● **WORK TO DO**: Line by line, repeat the data below exactly, beginning at the first line and ending at the line with "['1960-1990', '1991-2007', '2009-2019', '2020-'];". Omit pictures.

● **DATA SEGMENT**:
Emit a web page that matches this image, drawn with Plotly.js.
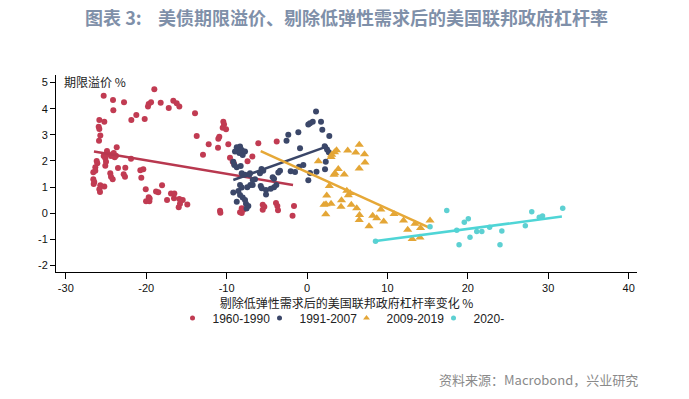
<!DOCTYPE html>
<html>
<head>
<meta charset="utf-8">
<script src="https://cdn.plot.ly/plotly-3.0.1.min.js"></script>
<style>html,body{margin:0;padding:0;background:#fff;}#chart{width:689px;height:399px;}</style>
</head>
<body>
<div id="chart"></div>
<script>
// ---- data ----
const seriesNames = ['1960-1990', '1991-2007', '2009-2019', '2020-'];

const redX = [-25.29,-24.13,-22.76,-18.99,-24.09,-19.69,-19.40,-19.78,-18.20,-16.63,-17.20,-21.23,-21.85,-20.19,-25.83,-25.21,-25.91,-25.83,-25.71,-25.87,
  -23.67,-24.88,-24.71,-25.29,-25.09,-24.38,-24.04,-23.76,-23.92,-21.89,-26.16,-26.08,-26.33,-26.33,-26.58,-25.09,-25.00,-23.51,-22.60,-24.47,
  -24.38,-24.17,-22.80,-22.64,-20.73,-20.36,-20.61,-26.58,-26.46,-26.53,-25.71,-25.21,-25.83,-25.75,-20.06,-18.03,-18.78,-18.50,-19.69,-20.02,
  -19.61,-17.41,-16.92,-16.50,-16.54,-16.21,-15.88,-13.93,-13.72,-12.94,-12.23,-11.07,-11.03,-10.91,-10.41,-10.32,-10.49,-10.07,-9.79,-9.58,
  -10.82,-10.78,-8.33,-14.89,-15.46,-15.80,-15.96,-15.88,-19.57,-6.06,-3.77,-9.24,-7.40,-6.80,-8.12,-7.92,-8.12,-5.51,-5.31,-5.51,
  -3.86,-3.69,-3.61,-1.62,-1.80,-9.08];
const redY = [4.50,4.33,4.25,4.74,3.94,4.18,4.25,4.08,4.23,4.30,4.03,3.76,3.57,3.61,3.57,3.50,3.31,3.22,2.97,2.77,
  2.52,2.38,2.27,2.19,2.10,2.19,2.30,2.20,2.14,2.08,2.00,1.91,1.76,1.63,1.57,1.82,1.97,1.73,1.74,1.53,
  1.40,1.30,1.49,1.40,1.64,1.68,1.36,1.30,1.19,1.12,1.07,1.02,0.92,0.81,0.92,1.07,0.83,0.80,0.61,0.46,
  0.46,0.51,0.75,0.75,0.57,4.21,4.08,3.83,2.96,2.24,2.64,2.51,2.85,2.93,3.50,3.40,3.27,3.21,2.64,2.12,
  0.09,0.02,0.04,0.33,0.51,0.36,0.23,0.54,0.56,2.68,2.74,1.97,1.99,2.17,0.19,0.13,0.01,0.32,0.25,0.13,
  0.39,0.28,0.11,0.28,-0.10,1.89];

const navyX = [1.12,0.37,0.71,0.16,1.74,1.90,-1.08,-2.33,-2.55,2.77,-0.87,2.20,2.49,2.71,2.33,2.24,1.18,0.37,0.16,-0.46,
  -1.00,-1.49,-2.03,-3.36,-3.57,-4.27,-3.82,-4.10,-4.51,-5.10,-5.10,-5.63,-5.76,-5.44,-5.66,-5.85,-6.47,-7.09,-7.18,-7.05,
  -8.33,-8.54,-8.74,-8.12,-8.42,-8.00,-8.96,-7.71,-9.17,-9.04,-8.74,-8.25,-8.12,-7.71,-8.33,-8.12,-8.54,-9.17,-8.74,-8.33,
  -8.00,-7.71,-7.59,-7.30,-7.52,-7.43,-6.75,-6.75,-4.10];
const navyY = [3.89,3.44,3.50,3.40,3.50,3.19,3.10,3.00,2.77,2.96,2.49,2.56,2.44,2.33,1.97,1.68,1.59,1.54,1.26,1.85,
  1.78,1.58,1.61,1.63,1.56,1.38,1.08,0.99,0.94,0.89,0.72,0.96,1.04,1.63,1.69,1.53,1.30,1.53,1.47,1.08,
  2.55,2.45,2.52,2.42,2.30,2.23,2.36,2.36,1.97,1.85,1.76,1.81,1.53,1.47,1.08,0.98,0.85,0.79,0.44,0.70,
  0.60,0.51,0.36,0.28,0.18,0.99,1.08,1.27,1.32];

const goldX = [6.50,5.06,6.06,7.15,3.67,3.42,3.07,2.99,1.41,7.21,6.49,3.89,3.48,3.36,4.63,2.77,4.95,5.35,5.14,2.45,
  4.29,4.23,2.11,2.36,2.99,2.33,5.51,6.18,6.53,6.49,8.17,8.67,9.18,9.54,7.71,10.82,12.00,12.52,13.08,14.05,
  14.12,15.30,13.43];
const goldY = [2.62,2.40,2.32,2.26,2.41,2.33,2.24,2.15,1.99,1.94,1.71,1.69,1.53,1.47,1.48,1.04,0.86,0.77,0.69,0.68,
  0.50,0.25,0.32,0.34,0.36,-0.04,0.32,0.19,-0.07,-0.26,-0.10,-0.19,0.14,-0.32,-0.50,-0.03,-0.28,-0.63,-0.99,-0.93,
  -0.57,-0.28,-0.40];

const cyanX = [8.52,17.38,20.06,19.56,18.62,18.91,20.27,21.11,21.74,22.71,24.23,24.00,27.15,27.95,28.89,29.29,31.80,15.30];
const cyanY = [-1.07,0.10,-0.21,-0.35,-0.65,-1.21,-0.92,-0.70,-0.70,-0.54,-0.68,-1.21,-0.48,0.06,-0.15,-0.11,0.19,-0.52];

// fitted trend lines (end points)
const redFitX = [-26.5, -1.74],  redFitY = [2.36, 1.08];
const navyFitX = [-9.17, 2.6],   navyFitY = [1.27, 2.57];
const goldFitX = [-5.76, 15.2],  goldFitY = [2.38, -0.55];
const cyanFitX = [8.54, 31.7],   cyanFitY = [-1.06, -0.13];

const xTicks = [-30, -20, -10, 0, 10, 20, 30, 40];
const yTicks = [-2, -1, 0, 1, 2, 3, 4, 5];

// ---- styling ----
const cRed = '#c13b52', cNavy = '#3b4769', cGold = '#e4a636', cCyan = '#5dd0d2';
const lRed = '#b8384f', lNavy = '#3a4668', lGold = '#e6a837', lCyan = '#4fd5d6';
const cjk = '"Noto Sans CJK SC", "Noto Sans", sans-serif';

function pts(x, y, color, symbol, size) {
  return {x: x, y: y, type: 'scatter', mode: 'markers', showlegend: false, hoverinfo: 'skip',
          marker: {color: color, size: size, symbol: symbol, line: {width: 0}}};
}
function fit(x, y, color) {
  return {x: x, y: y, type: 'scatter', mode: 'lines', showlegend: false, hoverinfo: 'skip',
          line: {color: color, width: 2.5}};
}
function leg(name, color, symbol, size) {
  return {x: [null], y: [null], type: 'scatter', mode: 'markers', name: name, showlegend: true,
          marker: {color: color, size: size, symbol: symbol}};
}

const traces = [
  pts(redX, redY, cRed, 'circle', 6), fit(redFitX, redFitY, lRed),
  pts(navyX, navyY, cNavy, 'circle', 6), fit(navyFitX, navyFitY, lNavy),
  pts(goldX, goldY, cGold, 'triangle-up', 8), fit(goldFitX, goldFitY, lGold),
  pts(cyanX, cyanY, cCyan, 'circle', 5.5), fit(cyanFitX, cyanFitY, lCyan),
  leg(seriesNames[0], cRed, 'circle', 5),
  leg(seriesNames[1], cNavy, 'circle', 5),
  leg(seriesNames[2], cGold, 'triangle-up', 6),
  leg(seriesNames[3], cCyan, 'circle', 5)
];

const layout = {
  width: 689, height: 399,
  margin: {l: 56, r: 52, t: 75, b: 127, pad: 0},
  paper_bgcolor: '#ffffff', plot_bgcolor: '#ffffff',
  font: {family: '"Liberation Sans", Arial, sans-serif', size: 12, color: '#111'},
  title: {
    text: '<b>图表 3:\u00a0\u00a0\u00a0\u00a0美债期限溢价、剔除低弹性需求后的美国联邦政府杠杆率</b>',
    font: {family: cjk, size: 18, color: '#7f90a9'},
    x: 0.5, xref: 'paper', xanchor: 'center',
    y: 1 - 19 / 399, yref: 'container', yanchor: 'middle'
  },
  xaxis: {
    range: [-31.22, 41.04], tickvals: xTicks, ticktext: xTicks.map(String),
    showgrid: false, zeroline: false, showline: true, linecolor: '#000', linewidth: 1,
    ticks: 'outside', ticklen: 6, tickcolor: '#000', tickwidth: 1,
    tickfont: {family: '"Liberation Sans", Arial, sans-serif', size: 11, color: '#111'},
    title: {text: '剔除低弹性需求后的美国联邦政府杠杆率变化 %', font: {family: cjk, size: 12, color: '#222'}, standoff: 2},
    fixedrange: true
  },
  yaxis: {
    range: [-2.25, 5.29], tickvals: yTicks, ticktext: yTicks.map(String),
    showgrid: false, zeroline: false, showline: true, linecolor: '#000', linewidth: 1,
    ticks: 'outside', ticklen: 5, tickcolor: '#000', tickwidth: 1,
    tickfont: {family: '"Liberation Sans", Arial, sans-serif', size: 11, color: '#111'},
    fixedrange: true
  },
  legend: {
    orientation: 'h', x: 0.5, xanchor: 'center', y: -0.2335, yanchor: 'middle',
    font: {family: '"Liberation Sans", Arial, sans-serif', size: 12, color: '#222'},
    bgcolor: 'rgba(0,0,0,0)', itemwidth: 30, entrywidth: 42, entrywidthmode: 'pixels',
    tracegroupgap: 0, traceorder: 'normal'
  },
  annotations: [
    {text: '期限溢价 %', xref: 'paper', yref: 'paper', x: 0.0103, y: 0.9695, xanchor: 'left', yanchor: 'middle',
     showarrow: false, font: {family: cjk, size: 12, color: '#222'}},
    {text: '资料来源：Macrobond，兴业研究', xref: 'paper', yref: 'paper', x: 1.005, y: -0.548, xanchor: 'right', yanchor: 'middle',
     showarrow: false, font: {family: cjk, size: 13, color: '#8a8a8a'}}
  ],
  showlegend: true
};

Plotly.newPlot('chart', traces, layout, {displayModeBar: false, staticPlot: true});
</script>
</body>
</html>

● **TASK OUTPUT**:
Emit a web page that matches this image, drawn with Plotly.js.
<!DOCTYPE html>
<html>
<head>
<meta charset="utf-8">
<script src="https://cdn.plot.ly/plotly-3.0.1.min.js"></script>
<style>html,body{margin:0;padding:0;background:#fff;}#chart{width:689px;height:399px;}</style>
</head>
<body>
<div id="chart"></div>
<script>
// ---- data ----
const seriesNames = ['1960-1990', '1991-2007', '2009-2019', '2020-'];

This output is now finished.